Classe 1933 per l’atleta padovana Emma Mazzenga, che con il suo primato mondiale, i cinque primati europei e le 29 migliori prestazioni italiane di categoria, è una delle figure di riferimento nell’atletica leggera italiana e internazionale. L’abbiamo incontrata al TEDxPadova Salon presso Show Club di sabato 19 novembre.
Emma, lei ha corso praticamente un intero secolo a cavallo anche di una guerra mondiale. Come ha iniziato?
«Quando io ero piccola i bambini si muovevano tanto, ma l’attività sportiva vera e propria l’ho iniziata intorno al 14 anni, quando ho cominciato a camminare in montagna, fare escursioni, sciare, insomma ho capito che fare attività sportiva, soprattutto correre, mi faceva sentire molto bene fisicamente.

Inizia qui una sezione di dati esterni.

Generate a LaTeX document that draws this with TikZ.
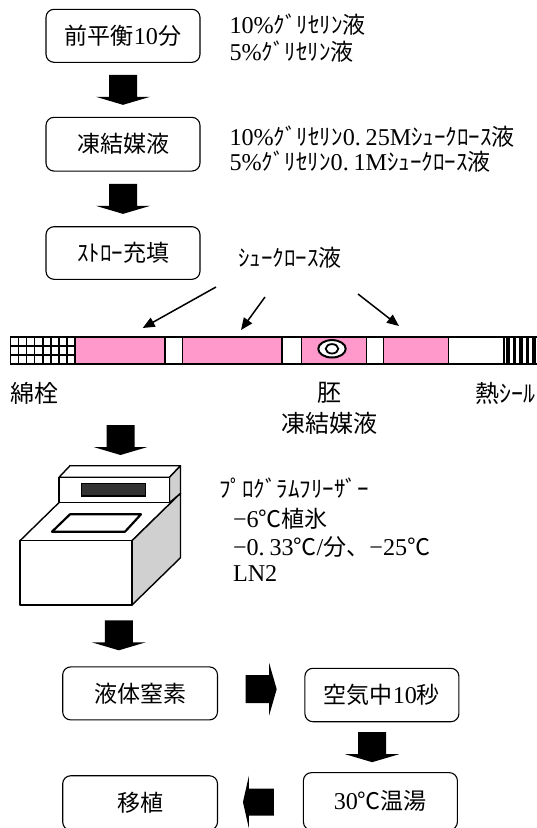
\documentclass[tikz,border=0pt]{standalone}
\usepackage{fontspec}
\setmainfont{Noto Sans CJK JP}
\newfontfamily\latn[Scale=1.05]{Liberation Serif}
\newcommand\lt[1]{{\latn #1}}
\usetikzlibrary{arrows.meta,calc}
\definecolor{strawpink}{HTML}{FF99CC}
\definecolor{sidegray}{HTML}{D0D0D0}
\definecolor{panel}{HTML}{333333}

\begin{document}
\begin{tikzpicture}[x=1pt,y=-1pt,
  every node/.style={inner sep=0pt, outer sep=0pt, font=\fontsize{23}{27}\selectfont},
  stepbox/.style={draw, line width=1.1pt, rounded corners=8pt, minimum width=154pt, minimum height=53pt, fill=white},
  note/.style={anchor=west},
  tag/.style={font=\fontsize{24}{28}\selectfont},
  lineout/.style={draw=black, line width=1.4pt, line join=round},
  pointer/.style={line width=1.5pt, -{Triangle[length=12pt,width=10pt]}},
  pics/downblock/.style={code={\fill (-14,-15) -- (14,-15) -- (14,7) -- (27,7) -- (0,15) -- (-27,7) -- (-14,7) -- cycle;}},
  pics/rightblock/.style={code={\fill (-15.5,-14) -- (8,-14) -- (8,-26) -- (15.5,0) -- (8,26) -- (8,14) -- (-15.5,14) -- cycle;}},
  pics/leftblock/.style={code={\fill (15.5,-13.5) -- (-9.5,-13.5) -- (-9.5,-26.5) -- (-15.5,0) -- (-9.5,26.5) -- (-9.5,13.5) -- (15.5,13.5) -- cycle;}},
]
\useasboundingbox (0,0) rectangle (537,828);
\clip (0,0) rectangle (537,828);

% preparation steps
\node[stepbox] (pre) at (123,35.8) {前平衡\lt{10}分};
\node[stepbox, minimum height=53.7pt] (cryo) at (123,144.2) {凍結媒液};
\node[stepbox, minimum height=52.6pt] (load) at (123,253) {ｽﾄﾛｰ充填};

\node[note] (n1a) at (229.5,25) {\lt{10\%}ｸﾞﾘｾﾘﾝ液};
\node[note] (n1b) at (229.5,51.7) {\lt{5\%}ｸﾞﾘｾﾘﾝ液};
\node[note] (n2a) at (229.5,136.7) {\lt{10\%}ｸﾞﾘｾﾘﾝ\lt{0.\kern.2em 25M}ｼｭｰｸﾛｰｽ液};
\node[note] (n2b) at (229.5,161.7) {\lt{5\%}ｸﾞﾘｾﾘﾝ\lt{0.\kern.2em 1M}ｼｭｰｸﾛｰｽ液};

\pic at ($(pre.south)!.5!(cryo.north)$) {downblock};
\pic at ($(cryo.south)!.5!(load.north)$) {downblock};

\node[note] (suc) at (238,258) {ｼｭｰｸﾛｰｽ液};

% straw
\draw[line width=1.4pt, fill=white] (10.7,337) rectangle (545,364);
\foreach \i in {0,...,8} \draw[line width=1.3pt] ({10.7+8.04*\i},337) -- ({10.7+8.04*\i},364);
\foreach \j in {0,...,3} \draw[line width=1.3pt] (10.7,{337+9*\j}) -- (75,{337+9*\j});
\draw[line width=1.4pt, fill=strawpink] (75,337) rectangle (165,364);
\draw[line width=1.4pt, fill=strawpink] (182.7,337) rectangle (281.8,364);
\draw[line width=1.4pt, fill=strawpink] (301.7,337) rectangle (366.7,364);
\draw[line width=1.4pt, fill=strawpink] (383.3,337) rectangle (448.3,364);
\draw[line width=1.4pt] (504,337) -- (504,364);
\foreach \sx in {506,512.5,519,525.5,532} \fill (\sx,337) rectangle ++(3.5,27);
\draw[line width=1.4pt] (10.7,337) rectangle (545,364);
\coordinate (emb) at (332,348.8);
\draw[line width=2pt, fill=white] (emb) ellipse [x radius=13.7pt, y radius=8.7pt];
\draw[line width=1.8pt] (emb) ellipse [x radius=6.3pt, y radius=4.7pt];

% sucrose pointers
\coordinate (s1) at (216,287); \coordinate (t1) at (142.7,328);
\coordinate (s2) at (265,297); \coordinate (t2) at (241,330);
\coordinate (s3) at (358,294); \coordinate (t3) at (399,326);
\draw[pointer] (s1) -- (t1);
\draw[pointer] (s2) -- (t2);
\draw[pointer] (s3) -- (t3);

\node[tag, anchor=west] (cotton) at (10,393) {綿栓};
\node[tag] (embl) at (329,393) {胚};
\node[tag] (medl) at (329,423) {凍結媒液};
\node[tag, anchor=west] (seal) at (475.5,393) {熱ｼｰﾙ};

\pic at (120.5,440) {downblock};

% programmable freezer
\draw[lineout, fill=white] (20,540.7) -- (68.5,493.3) -- (180.5,493.3) -- (132,540.7) -- cycle;
\draw[lineout, fill=sidegray] (132,540.7) -- (180.5,493.3) -- (180.5,557.7) -- (132,605) -- cycle;
\draw[lineout, fill=white] (20,540.7) rectangle (132,605);
\draw[lineout, fill=white] (59,477.3) -- (70,465.7) -- (180.5,465.7) -- (169.5,477.3) -- cycle;
\draw[lineout, fill=sidegray] (169.5,477.3) -- (180.5,465.7) -- (180.5,493.3) -- (169.5,502.7) -- cycle;
\draw[lineout, fill=white] (59,477.3) rectangle (169.5,502.7);
\draw[line width=1.3pt, fill=panel] (81.5,483.3) rectangle (145.5,496);
\draw[line width=2.2pt, line join=round, fill=white] (52,531.7) -- (125,531.7) -- (141,514.3) -- (70,514.3) -- cycle;

\node[note] (fz0) at (219,488) {ﾌﾟﾛｸﾞﾗﾑﾌﾘｰｻﾞｰ};
\node[note] (fz1) at (233,519) {\lt{−6}℃植氷};
\node[note] (fz2) at (233,546.7) {\lt{−0.\kern.2em 33}℃\lt{/}分、\lt{−25}℃};
\node[note] (fz3) at (233,573.3) {\lt{LN2}};

\pic at (118.8,635.3) {downblock};

% thawing and transfer
\node[stepbox, minimum width=154.8pt] (ln) at (140.1,693.4) {液体窒素};
\node[stepbox, minimum height=53.4pt] (air) at (381.9,695) {空気中\lt{10}秒};
\node[stepbox, minimum height=57.3pt] (bath) at (380.4,801.3) {\lt{30}℃温湯};
\node[stepbox, minimum width=154.8pt, minimum height=54.3pt] (tx) at (140.1,802.9) {移植};

\pic at ($(ln.east)!.5!(air.west)+(0,-5)$) {rightblock};
\pic at ($(air.south)!.5!(bath.north)+(-9,0)$) {downblock};
\pic at ($(tx.east)!.5!(bath.west)+(-2,0)$) {leftblock};
\end{tikzpicture}
\end{document}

E soprattutto ho sentito che mi faceva stare bene anche a livello psicologico. Il mio umore, malgrado i problemi, con lo sport migliorava sempre. Ho provato tantissimi sport, ha iniziato con la pallacanestro, ma ero negata. Poi dal 1956 al 1961 ho fatto parte del gruppo di atletica del CUS Padova. Quando ho iniziato si correva su terra rossa, con scarpe con una specie di tacco, oggi è tutto diverso. Diciamo che la competizione è arrivata con gli anni dell’università».
Mi ha raccontato che l’altro elemento che la motiva a continuare è il senso della competizione. A volte nel mondo dello sport, oggi, abbiamo sempre un certo timore nel parlare di questo termine e ci spostiamo piuttosto verso la “motivazione”. Sono due cose così diverse secondo lei? E oggi, contro chi compete?
«Competere mi è sempre piaciuto, è una spinta a mettersi in gioco, a andare avanti. Per anni ho fatto competizioni con altri, da Master del CUS ho gareggiato parecchio, in giro per il mondo. Oggi nella mia categoria mi trovo quasi sempre a competere contro me stessa. Il cronometro è quindi l’avversario da battere e questo serve a motivarmi. Per me la competizione è uno degli elementi della motivazione. Sono ancora emozionata alla partenza e al traguardo. Ricordo bene, per esempio, la figura di Giulio Berruti, campione olimpico, che per me era stata una fonte di ispirazione».
Lei si continua ad allenare tre volte a settimana. Immagino che questo debba essere accompagnato anche da un’alimentazione rigida e controllata. Qual è il suo segreto?
«Sì continuo a allenarmi tre volte alla settimana, anni fa avevo rallentato parecchio, tra il 2018 e il 2020, ma poi la mia allenatrice mi ha invitato a ricominciare con gli allenamenti e le competizioni. E ha fatto bene. Per quel che riguarda l’alimentazione a dire il vero mangio un po’ di tutto, ma con moderazione. Con gli anni il metabolismo rallenta e quindi meglio essere moderati. Dormo poco, circa cinque ore per notte, ma l’impegno fisico richiesto dallo sport mi regala sempre benessere e dopo mi sento molto rilassata».
Tutto questo impegno fisico l’ha conciliato con una famiglia ed un lavoro come insegnante di scienze, medie e superiori per finire con il nostro liceo Fermi. In questo contesto lo sport è stato un ulteriore elemento da incastrare in agenda o le è stato un propulsore di energia?
«Bisognava organizzarsi e conciliare tutto. Quando mi sono sposata e sono arrivati i figli per un periodo non ho fatto competizioni, ma poi ho ripreso come Master. La mattina insegnavo scienze a scuola, poi andavo in campo a allenarmi e nel pomeriggio avevo le attività domestiche».
Un primato mondiale, 5 primati europei e 29 migliori prestazioni italiane di categoria l’hanno portata a girare il mondo. Quali sono state le trasferte più belle che le ha regalato il suo sport?
«La mia passione sportiva mi ha portato anche in giro per il mondo, sono stata in Finlandia, in Australia, a Sacramento, in Portogallo, in Francia, ecc. Cercavo di unire alla competizione la possibilità di scoprire quei paesi. In Australia sono stata per un mese. Non vorrai mica fare un volo di 23 ore per correre solo 100 metri».